__Source material__:
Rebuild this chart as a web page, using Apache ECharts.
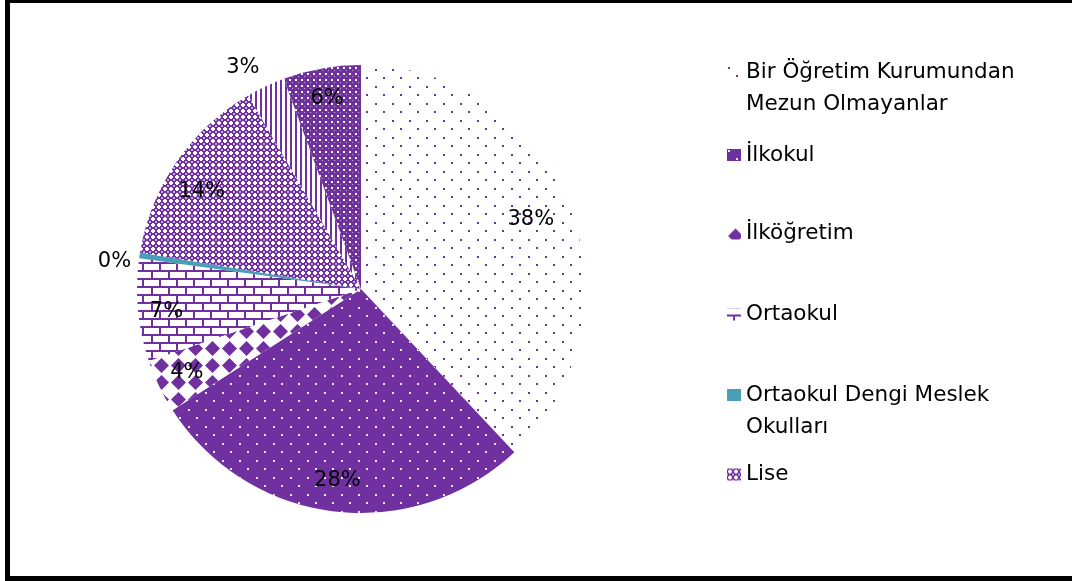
<!DOCTYPE html>
<html>
<head>
<meta charset="utf-8">
<script src="https://cdn.jsdelivr.net/npm/echarts@6/dist/echarts.min.js"></script>
<style>
  html, body { margin: 0; padding: 0; background: #fff; }
  #chart { width: 1072px; height: 581px; }
</style>
</head>
<body>
<div id="chart"></div>
<script>
// Education level shares (percent of total)
const categories = [
  'Bir Öğretim Kurumundan Mezun Olmayanlar',
  'İlkokul',
  'İlköğretim',
  'Ortaokul',
  'Ortaokul Dengi Meslek Okulları',
  'Lise',
  'Lise Dengi Meslek Okulları',
  'Yüksekokul veya Fakülte'
];
const shares = [38.0, 27.9, 3.9, 7.4, 0.4, 14.0, 2.8, 5.6];

// Legend entries shown on the right, with their wrapped text
const legendNames = categories.slice(0, 6);
const legendLines = [
  'Bir Öğretim Kurumundan\nMezun Olmayanlar',
  'İlkokul',
  'İlköğretim',
  'Ortaokul',
  'Ortaokul Dengi Meslek\nOkulları',
  'Lise'
];

// Thin slices whose labels sit just outside the rim
const outerLabelIdx = [4, 6];
// small nudges for individual value labels
const labelNudges = { 0: [-10, 2], 3: [-2, 4], 4: [0, 10], 5: [0, 12], 6: [-12, 4] };

const PURPLE = '#7030A0';
const FONT = 'DejaVu Sans';

function tile(w, h, draw) {
  const c = document.createElement('canvas');
  c.width = w; c.height = h;
  const g = c.getContext('2d');
  draw(g, w, h);
  return { image: c, repeat: 'repeat' };
}
function diamond(g, cx, cy, r) {
  g.beginPath();
  g.moveTo(cx, cy - r); g.lineTo(cx + r, cy); g.lineTo(cx, cy + r); g.lineTo(cx - r, cy);
  g.closePath(); g.fill();
}

// Fill patterns, one per slice
const patterns = [
  // sparse purple dots on white
  tile(17, 17, (g) => {
    g.fillStyle = '#fff'; g.fillRect(0, 0, 17, 17);
    g.fillStyle = PURPLE; g.fillRect(1, 1, 2, 2); g.fillRect(9, 9, 2, 2);
  }),
  // white dots on purple
  tile(17, 17, (g) => {
    g.fillStyle = PURPLE; g.fillRect(0, 0, 17, 17);
    g.fillStyle = '#efe6f5'; g.fillRect(1, 1, 2, 2); g.fillRect(9, 9, 2, 2);
  }),
  // solid purple diamonds on a white lattice
  tile(17, 17, (g) => {
    g.fillStyle = '#fff'; g.fillRect(0, 0, 17, 17);
    g.fillStyle = PURPLE;
    diamond(g, 8.5, 8.5, 7.5);
  }),
  // brick wall
  tile(17, 16, (g) => {
    g.fillStyle = PURPLE; g.fillRect(0, 0, 17, 16);
    g.fillStyle = '#fff';
    g.fillRect(0, 0, 15, 6);
    g.fillRect(0, 8, 6, 6); g.fillRect(8, 8, 9, 6);
  }),
  // solid teal
  '#4A9EB8',
  // white diamonds in a purple lattice
  tile(6, 6, (g) => {
    g.fillStyle = PURPLE; g.fillRect(0, 0, 6, 6);
    g.fillStyle = '#fff';
    g.fillRect(2, 1, 2, 1); g.fillRect(1, 2, 4, 2); g.fillRect(2, 4, 2, 1);
    g.fillStyle = '#c6addf';
    g.fillRect(0, 0, 1, 1); g.fillRect(5, 0, 1, 1); g.fillRect(0, 5, 1, 1); g.fillRect(5, 5, 1, 1);
  }),
  // vertical stripes
  tile(5, 1, (g) => {
    g.fillStyle = '#fff'; g.fillRect(0, 0, 5, 1);
    g.fillStyle = PURPLE; g.fillRect(0, 0, 2, 1);
  }),
  // dense purple with small white dots
  tile(6, 6, (g) => {
    g.fillStyle = PURPLE; g.fillRect(0, 0, 6, 6);
    g.fillStyle = '#fff'; g.fillRect(1, 1, 2, 2);
    g.fillStyle = '#c2a9da'; g.fillRect(4, 4, 1, 1);
  })
];

const CENTER = [361, 289];
const R = 224;

const pctLabel = (p) => Math.round(p.percent) + '%';
const labelStyle = { color: '#000', fontFamily: FONT, fontSize: 21 };

const mainData = categories.map((name, i) => ({
  name, value: shares[i], itemStyle: { color: patterns[i] }
}));
const labelData = (outer) => categories.map((name, i) => ({
  name, value: shares[i],
  label: {
    show: (outerLabelIdx.indexOf(i) >= 0) === outer,
    offset: labelNudges[i] || [0, 0]
  }
}));

// one legend block per entry, first text line centred on its swatch
const legendCentres = [72, 155, 233.5, 314.5, 395, 474.5];
const legends = legendNames.map((name, i) => {
  const twoLine = legendLines[i].indexOf('\n') >= 0;
  return {
    orient: 'vertical',
    left: 727,
    top: legendCentres[i] - (twoLine ? 48 : 16),
    padding: 0,
    itemWidth: 14,
    itemHeight: 12,
    icon: 'rect',
    selectedMode: false,
    data: [name],
    // a leading blank line keeps line 1 level with the swatch
    formatter: () => (twoLine ? '\n' : '') + legendLines[i],
    textStyle: { color: '#000', fontFamily: FONT, fontSize: 21.5, lineHeight: 32 }
  };
});

const labelSeries = (radius, outer) => ({
  type: 'pie',
  center: CENTER,
  radius,
  startAngle: 90,
  clockwise: true,
  silent: true,
  avoidLabelOverlap: false,
  itemStyle: { color: 'rgba(0,0,0,0)', borderWidth: 0 },
  label: Object.assign({ position: 'inside', formatter: pctLabel }, labelStyle),
  labelLine: { show: false },
  emphasis: { disabled: true },
  data: labelData(outer)
});

const chart = echarts.init(document.getElementById('chart'), null, { renderer: 'canvas' });
chart.setOption({
  animation: false,
  backgroundColor: '#fff',
  legend: legends,
  series: [
    {
      type: 'pie',
      center: CENTER,
      radius: R,
      startAngle: 90,
      clockwise: true,
      avoidLabelOverlap: false,
      label: { show: false },
      labelLine: { show: false },
      itemStyle: { borderWidth: 0 },
      emphasis: { disabled: true },
      data: mainData
    },
    labelSeries([R * 0.7, R], false),
    labelSeries([R, R * 1.2], true)
  ],
  graphic: [{
    type: 'rect',
    z: 100,
    silent: true,
    shape: { x: 7.5, y: 0.5, width: 1200, height: 578 },
    style: { fill: 'none', stroke: '#000', lineWidth: 5 }
  }]
});
</script>
</body>
</html>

__Task to complete__:
The data above needs to be retyped exactly, with the images left out.

__Reply to the exercise__:
Rebuild this chart as a web page, using Apache ECharts.
<!DOCTYPE html>
<html>
<head>
<meta charset="utf-8">
<script src="https://cdn.jsdelivr.net/npm/echarts@6/dist/echarts.min.js"></script>
<style>
  html, body { margin: 0; padding: 0; background: #fff; }
  #chart { width: 1072px; height: 581px; }
</style>
</head>
<body>
<div id="chart"></div>
<script>
// Education level shares (percent of total)
const categories = [
  'Bir Öğretim Kurumundan Mezun Olmayanlar',
  'İlkokul',
  'İlköğretim',
  'Ortaokul',
  'Ortaokul Dengi Meslek Okulları',
  'Lise',
  'Lise Dengi Meslek Okulları',
  'Yüksekokul veya Fakülte'
];
const shares = [38.0, 27.9, 3.9, 7.4, 0.4, 14.0, 2.8, 5.6];

// Legend entries shown on the right, with their wrapped text
const legendNames = categories.slice(0, 6);
const legendLines = [
  'Bir Öğretim Kurumundan\nMezun Olmayanlar',
  'İlkokul',
  'İlköğretim',
  'Ortaokul',
  'Ortaokul Dengi Meslek\nOkulları',
  'Lise'
];

// Thin slices whose labels sit just outside the rim
const outerLabelIdx = [4, 6];
// small nudges for individual value labels
const labelNudges = { 0: [-10, 2], 3: [-2, 4], 4: [0, 10], 5: [0, 12], 6: [-12, 4] };

const PURPLE = '#7030A0';
const FONT = 'DejaVu Sans';

function tile(w, h, draw) {
  const c = document.createElement('canvas');
  c.width = w; c.height = h;
  const g = c.getContext('2d');
  draw(g, w, h);
  return { image: c, repeat: 'repeat' };
}
function diamond(g, cx, cy, r) {
  g.beginPath();
  g.moveTo(cx, cy - r); g.lineTo(cx + r, cy); g.lineTo(cx, cy + r); g.lineTo(cx - r, cy);
  g.closePath(); g.fill();
}

// Fill patterns, one per slice
const patterns = [
  // sparse purple dots on white
  tile(17, 17, (g) => {
    g.fillStyle = '#fff'; g.fillRect(0, 0, 17, 17);
    g.fillStyle = PURPLE; g.fillRect(1, 1, 2, 2); g.fillRect(9, 9, 2, 2);
  }),
  // white dots on purple
  tile(17, 17, (g) => {
    g.fillStyle = PURPLE; g.fillRect(0, 0, 17, 17);
    g.fillStyle = '#efe6f5'; g.fillRect(1, 1, 2, 2); g.fillRect(9, 9, 2, 2);
  }),
  // solid purple diamonds on a white lattice
  tile(17, 17, (g) => {
    g.fillStyle = '#fff'; g.fillRect(0, 0, 17, 17);
    g.fillStyle = PURPLE;
    diamond(g, 8.5, 8.5, 7.5);
  }),
  // brick wall
  tile(17, 16, (g) => {
    g.fillStyle = PURPLE; g.fillRect(0, 0, 17, 16);
    g.fillStyle = '#fff';
    g.fillRect(0, 0, 15, 6);
    g.fillRect(0, 8, 6, 6); g.fillRect(8, 8, 9, 6);
  }),
  // solid teal
  '#4A9EB8',
  // white diamonds in a purple lattice
  tile(6, 6, (g) => {
    g.fillStyle = PURPLE; g.fillRect(0, 0, 6, 6);
    g.fillStyle = '#fff';
    g.fillRect(2, 1, 2, 1); g.fillRect(1, 2, 4, 2); g.fillRect(2, 4, 2, 1);
    g.fillStyle = '#c6addf';
    g.fillRect(0, 0, 1, 1); g.fillRect(5, 0, 1, 1); g.fillRect(0, 5, 1, 1); g.fillRect(5, 5, 1, 1);
  }),
  // vertical stripes
  tile(5, 1, (g) => {
    g.fillStyle = '#fff'; g.fillRect(0, 0, 5, 1);
    g.fillStyle = PURPLE; g.fillRect(0, 0, 2, 1);
  }),
  // dense purple with small white dots
  tile(6, 6, (g) => {
    g.fillStyle = PURPLE; g.fillRect(0, 0, 6, 6);
    g.fillStyle = '#fff'; g.fillRect(1, 1, 2, 2);
    g.fillStyle = '#c2a9da'; g.fillRect(4, 4, 1, 1);
  })
];

const CENTER = [361, 289];
const R = 224;

const pctLabel = (p) => Math.round(p.percent) + '%';
const labelStyle = { color: '#000', fontFamily: FONT, fontSize: 21 };

const mainData = categories.map((name, i) => ({
  name, value: shares[i], itemStyle: { color: patterns[i] }
}));
const labelData = (outer) => categories.map((name, i) => ({
  name, value: shares[i],
  label: {
    show: (outerLabelIdx.indexOf(i) >= 0) === outer,
    offset: labelNudges[i] || [0, 0]
  }
}));

// one legend block per entry, first text line centred on its swatch
const legendCentres = [72, 155, 233.5, 314.5, 395, 474.5];
const legends = legendNames.map((name, i) => {
  const twoLine = legendLines[i].indexOf('\n') >= 0;
  return {
    orient: 'vertical',
    left: 727,
    top: legendCentres[i] - (twoLine ? 48 : 16),
    padding: 0,
    itemWidth: 14,
    itemHeight: 12,
    icon: 'rect',
    selectedMode: false,
    data: [name],
    // a leading blank line keeps line 1 level with the swatch
    formatter: () => (twoLine ? '\n' : '') + legendLines[i],
    textStyle: { color: '#000', fontFamily: FONT, fontSize: 21.5, lineHeight: 32 }
  };
});

const labelSeries = (radius, outer) => ({
  type: 'pie',
  center: CENTER,
  radius,
  startAngle: 90,
  clockwise: true,
  silent: true,
  avoidLabelOverlap: false,
  itemStyle: { color: 'rgba(0,0,0,0)', borderWidth: 0 },
  label: Object.assign({ position: 'inside', formatter: pctLabel }, labelStyle),
  labelLine: { show: false },
  emphasis: { disabled: true },
  data: labelData(outer)
});

const chart = echarts.init(document.getElementById('chart'), null, { renderer: 'canvas' });
chart.setOption({
  animation: false,
  backgroundColor: '#fff',
  legend: legends,
  series: [
    {
      type: 'pie',
      center: CENTER,
      radius: R,
      startAngle: 90,
      clockwise: true,
      avoidLabelOverlap: false,
      label: { show: false },
      labelLine: { show: false },
      itemStyle: { borderWidth: 0 },
      emphasis: { disabled: true },
      data: mainData
    },
    labelSeries([R * 0.7, R], false),
    labelSeries([R, R * 1.2], true)
  ],
  graphic: [{
    type: 'rect',
    z: 100,
    silent: true,
    shape: { x: 7.5, y: 0.5, width: 1200, height: 578 },
    style: { fill: 'none', stroke: '#000', lineWidth: 5 }
  }]
});
</script>
</body>
</html>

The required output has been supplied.